On the dealmaking side, Carlyle invested $3.3 billion in equity in the fourth quarter and $7.9 billion in 2012, down from $11.3 billion in 2011, despite the firm carrying out more deals and totaling higher transaction volume in 2012 than any rival.
"When it comes to our activity in 2012, I would say I am pleased but not satisfied, especially with regard to our investment pace," Co-Chief Executive Bill Conway, who founded Carlyle in 1987 with Rubenstein and Daniel D'Aniello, told analysts on the same call.
Among the sales of assets Carlyle profited from in the fourth quarter were retail assets at 666 Fifth Avenue in New York, car parts manufacturer Metaldyne, Chinese chemical company Sinochem and stakes in pipeline company Kinder Morgan Inc and car rental firm Hertz Global Holdings Inc in the United States, healthcare company Qualicorp SA in Brazil and mortgage lender Housing Development Finance Corp in India.
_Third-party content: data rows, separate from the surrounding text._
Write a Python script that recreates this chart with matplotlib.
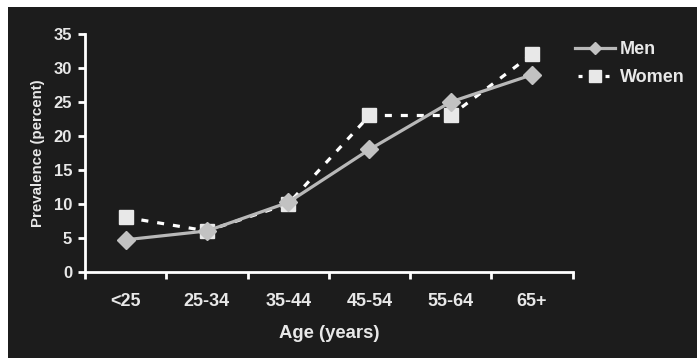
import matplotlib
matplotlib.use("Agg")
import matplotlib.pyplot as plt
from matplotlib.patches import Rectangle

categories = ["<25", "25-34", "35-44", "45-54", "55-64", "65+"]
men = [4.7, 6.0, 10.2, 18.0, 25.0, 29.0]
women = [8.0, 6.0, 10.0, 23.0, 23.0, 32.0]
yticks = [0, 5, 10, 15, 20, 25, 30, 35]

W, H = 697, 358
plt.rcParams['font.family'] = ['Liberation Sans', 'DejaVu Sans']
plt.rcParams['font.weight'] = 'bold'

fig = plt.figure(figsize=(W / 100, H / 100), dpi=100, facecolor='white')
bg = '#1c1c1c'
fig.patches.append(Rectangle((8 / W, 0), 1 - 8 / W, 1 - 7 / H, transform=fig.transFigure,
                             facecolor=bg, edgecolor='none', zorder=-10))

ax = fig.add_axes([85 / W, 1 - 271.7 / H, (572.7 - 85) / W, (271.7 - 34) / H])
ax.set_zorder(5)
ax.set_facecolor('none')

x = list(range(len(categories)))
ax.plot(x, men, color='#b8b8b8', lw=2.3, marker='D', ms=9.5, mfc='#c2c2c2', mec='#c2c2c2',
        label='Men', zorder=3)
ax.plot(x, women, color='white', lw=2.3, ls=(0, (2.2, 2.8)), marker='s', ms=10.5,
        mfc='#e8e8e8', mec='#e8e8e8', label='Women', zorder=2)

ax.set_xlim(-0.5, len(categories) - 0.5)
ax.set_ylim(0, 35)
ax.set_yticks(yticks)
ax.set_yticklabels([str(v) for v in yticks])
ax.set_xticks(x)
ax.set_xticklabels(categories)
ax.set_xticks([i - 0.5 for i in range(len(categories) + 1)], minor=True)

for s in ['top', 'right']:
    ax.spines[s].set_visible(False)
for s in ['left', 'bottom']:
    ax.spines[s].set_color('white')
    ax.spines[s].set_linewidth(2)

ax.tick_params(axis='y', colors='white', labelcolor='#e8e8e8', length=5, width=2,
               labelsize=12, pad=4.3)
ax.tick_params(axis='x', which='major', length=0, labelcolor='#e8e8e8', labelsize=13, pad=15)
ax.tick_params(axis='x', which='minor', colors='white', length=5, width=2)

ax.set_ylabel('Prevalence (percent)', color='#e8e8e8', fontsize=10.8, fontweight='bold', labelpad=6)
ax.set_xlabel('Age (years)', color='#e8e8e8', fontsize=13.3, fontweight='bold', labelpad=11)

leg = fig.legend(loc='upper left', bbox_to_anchor=(559 / W, 1 - 25 / H), frameon=False,
                 handlelength=2.2, handletextpad=0.28, labelspacing=0.6,
                 prop={'family': 'Liberation Sans', 'weight': 'bold', 'size': 13})
leg.set_zorder(6)
leg.legend_handles[0].set_markersize(6.5)
leg.legend_handles[1].set_markersize(8.5)
leg.legend_handles[1].set_linestyle((7.5, (1.25, 7.2)))
for t in leg.get_texts():
    t.set_color('#e8e8e8')

fig.savefig('out.png', dpi=100, facecolor='white')
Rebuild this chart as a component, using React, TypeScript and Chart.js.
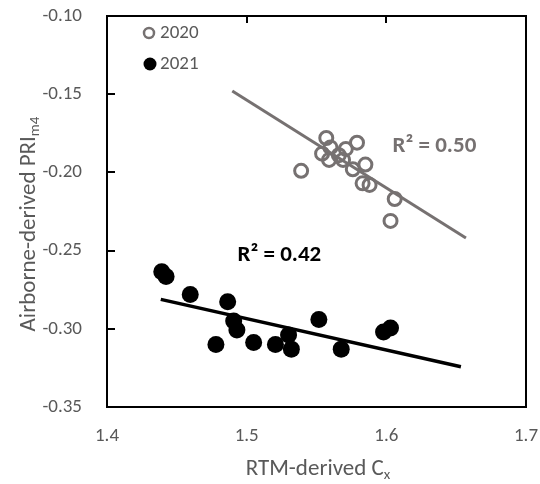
import React, { useEffect, useRef } from "react";
import { Chart, registerables } from "chart.js";
Chart.register(...registerables);

// ---- data ----
const x2020 = [1.539, 1.557, 1.579, 1.554, 1.560, 1.559, 1.566, 1.571, 1.569, 1.576, 1.585, 1.583, 1.588, 1.606, 1.603];
const y2020 = [-0.199, -0.178, -0.181, -0.188, -0.184, -0.192, -0.189, -0.185, -0.192, -0.198, -0.195, -0.207, -0.208, -0.217, -0.231];
const x2021 = [1.4392, 1.4423, 1.4596, 1.4864, 1.4907, 1.493, 1.478, 1.505, 1.5206, 1.530, 1.532, 1.5517, 1.5677, 1.598, 1.603];
const y2021 = [-0.2635, -0.2665, -0.278, -0.2827, -0.295, -0.3008, -0.310, -0.3087, -0.310, -0.304, -0.313, -0.294, -0.313, -0.302, -0.2995];
const trendX2020 = [1.4897, 1.657];
const trendY2020 = [-0.148, -0.242];
const trendX2021 = [1.4385, 1.6534];
const trendY2021 = [-0.2812, -0.3243];
const seriesLabels = ["2020", "2021"];
const r2Labels = ["R² = 0.50", "R² = 0.42"];
const xTitle = ["RTM-derived C", "x"];
const yTitle = ["Airborne-derived PRI", "m4"];

const FONT = "Carlito, Lato, 'Liberation Sans', sans-serif";
const GRAY = "#767171";
const TEXT = "#595959";

export default function App() {
  const ref = useRef<HTMLCanvasElement>(null);
  useEffect(() => {
    const canvas = ref.current!;
    const deco = {
      id: "deco",
      afterDatasetsDraw(chart: any) {
        const { ctx, chartArea: a, scales } = chart;
        const xs = scales.x, ys = scales.y;
        ctx.save();
        // box
        ctx.strokeStyle = "#000";
        ctx.lineWidth = 2;
        ctx.strokeRect(a.left, a.top, a.right - a.left, a.bottom - a.top);
        // inward ticks
        ctx.beginPath();
        [-0.15, -0.2, -0.25, -0.3].forEach((v) => {
          const y = Math.round(ys.getPixelForValue(v));
          ctx.moveTo(a.left, y);
          ctx.lineTo(a.left + 8, y);
        });
        [1.5, 1.6].forEach((v) => {
          const x = Math.round(xs.getPixelForValue(v));
          ctx.moveTo(x, a.top);
          ctx.lineTo(x, a.top + 7);
        });
        ctx.stroke();

        // R² labels
        ctx.font = `bold 23px ${FONT}`;
        ctx.textBaseline = "middle";
        ctx.textAlign = "left";
        ctx.fillStyle = GRAY;
        ctx.fillText(r2Labels[0], xs.getPixelForValue(1.6045), ys.getPixelForValue(-0.1835));
        ctx.fillStyle = "#000";
        ctx.fillText(r2Labels[1], xs.getPixelForValue(1.4935), ys.getPixelForValue(-0.2528));

        // legend
        ctx.font = `19px ${FONT}`;
        ctx.fillStyle = TEXT;
        ctx.fillText(seriesLabels[0], 160, 33);
        ctx.fillText(seriesLabels[1], 160, 64);
        ctx.beginPath();
        ctx.arc(149, 33, 5, 0, Math.PI * 2);
        ctx.strokeStyle = GRAY;
        ctx.lineWidth = 2.5;
        ctx.stroke();
        ctx.beginPath();
        ctx.arc(150, 64, 6.5, 0, Math.PI * 2);
        ctx.fillStyle = "#000";
        ctx.fill();

        // axis titles with subscripts
        const main = 23, sub = 15;
        ctx.fillStyle = TEXT;
        // x title
        ctx.font = `${main}px ${FONT}`;
        const w1 = ctx.measureText(xTitle[0]).width;
        ctx.font = `${sub}px ${FONT}`;
        const w2 = ctx.measureText(xTitle[1]).width;
        let sx = 318 - (w1 + w2) / 2;
        ctx.textBaseline = "alphabetic";
        ctx.font = `${main}px ${FONT}`;
        ctx.fillText(xTitle[0], sx, 475);
        ctx.font = `${sub}px ${FONT}`;
        ctx.fillText(xTitle[1], sx + w1, 479);
        // y title
        ctx.save();
        ctx.translate(35, 224);
        ctx.rotate(-Math.PI / 2);
        ctx.font = `${main}px ${FONT}`;
        const v1 = ctx.measureText(yTitle[0]).width;
        ctx.font = `${sub}px ${FONT}`;
        const v2 = ctx.measureText(yTitle[1]).width;
        sx = -(v1 + v2) / 2;
        ctx.font = `${main}px ${FONT}`;
        ctx.fillText(yTitle[0], sx, 0);
        ctx.font = `${sub}px ${FONT}`;
        ctx.fillText(yTitle[1], sx + v1, 4);
        ctx.restore();
        ctx.restore();
      },
    };

    const chart = new Chart(canvas, {
      type: "scatter",
      data: {
        datasets: [
          {
            type: "line",
            label: "trend2020",
            data: trendX2020.map((x, i) => ({ x, y: trendY2020[i] })),
            borderColor: GRAY,
            borderWidth: 3,
            pointRadius: 0,
            showLine: true,
            fill: false,
          } as any,
          {
            type: "line",
            label: "trend2021",
            data: trendX2021.map((x, i) => ({ x, y: trendY2021[i] })),
            borderColor: "#000",
            borderWidth: 3.5,
            pointRadius: 0,
            showLine: true,
            fill: false,
          } as any,
          {
            label: seriesLabels[0],
            data: x2020.map((x, i) => ({ x, y: y2020[i] })),
            pointRadius: 6.5,
            pointBorderWidth: 3,
            borderColor: GRAY,
            backgroundColor: "rgba(0,0,0,0)",
          },
          {
            label: seriesLabels[1],
            data: x2021.map((x, i) => ({ x, y: y2021[i] })),
            pointRadius: 8.5,
            pointBorderWidth: 0,
            borderColor: "#000",
            backgroundColor: "#000",
          },
        ],
      },
      options: {
        responsive: false,
        animation: false,
        layout: { padding: { left: 0, top: 16, right: 14, bottom: 0 } },
        plugins: { legend: { display: false }, tooltip: { enabled: false } },
        scales: {
          x: {
            type: "linear",
            min: 1.4,
            max: 1.7,
            grid: { display: false, drawTicks: true, tickLength: 18 },
            border: { display: false },
            ticks: {
              stepSize: 0.1,
              padding: 0,
              color: TEXT,
              font: { family: FONT, size: 19 },
              callback: (v: any) => Number(v).toFixed(1),
            },
            afterFit: (s: any) => { s.height = 77; },
          },
          y: {
            type: "linear",
            min: -0.35,
            max: -0.1,
            grid: { display: false, drawTicks: true, tickLength: 25 },
            border: { display: false },
            ticks: {
              stepSize: 0.05,
              padding: 0,
              color: TEXT,
              font: { family: FONT, size: 19 },
              callback: (v: any) => Number(v).toFixed(2),
            },
            afterFit: (s: any) => { s.width = 107; },
          },
        },
      },
      plugins: [deco],
    });
    return () => chart.destroy();
  }, []);
  return (
    <canvas
      ref={ref}
      width={540}
      height={484}
      style={{ position: "absolute", left: 0, top: 0, width: 540, height: 484 }}
    />
  );
}
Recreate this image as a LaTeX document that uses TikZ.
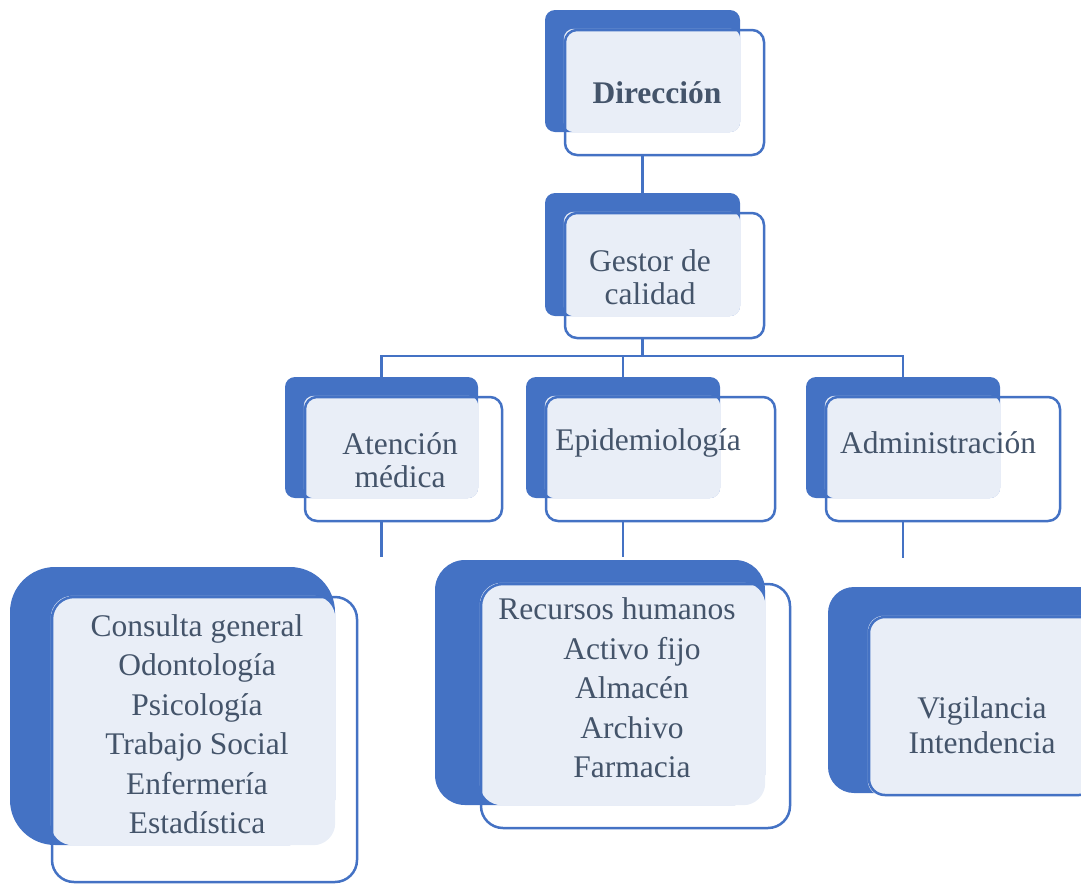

Carlyle said its funds that generate carry had about $25 billion in so-called dry powder that is available capital to invest.
The Washington, D.C.-based firm capped a very strong year for fundraising, amassing $14 billion in 2012 compared with $6.6 billion in 2011 and bringing total assets under management to $170.2 billion.
Carlyle's latest flagship buyout fund, Carlyle Partners VI, has reached 60 percent of its $10 billion fundraising target, Rubenstein said. Across its 101 funds, Carlyle boasts about 1,500 investors from 76 countries.
Carlyle, which completed a $671 million initial public offering in May 2012, declared a quarterly distribution of 85 cents per common unit.
Carlyle shares closed 7.8 percent lower at $33.80 on the Nasdaq on Thursday.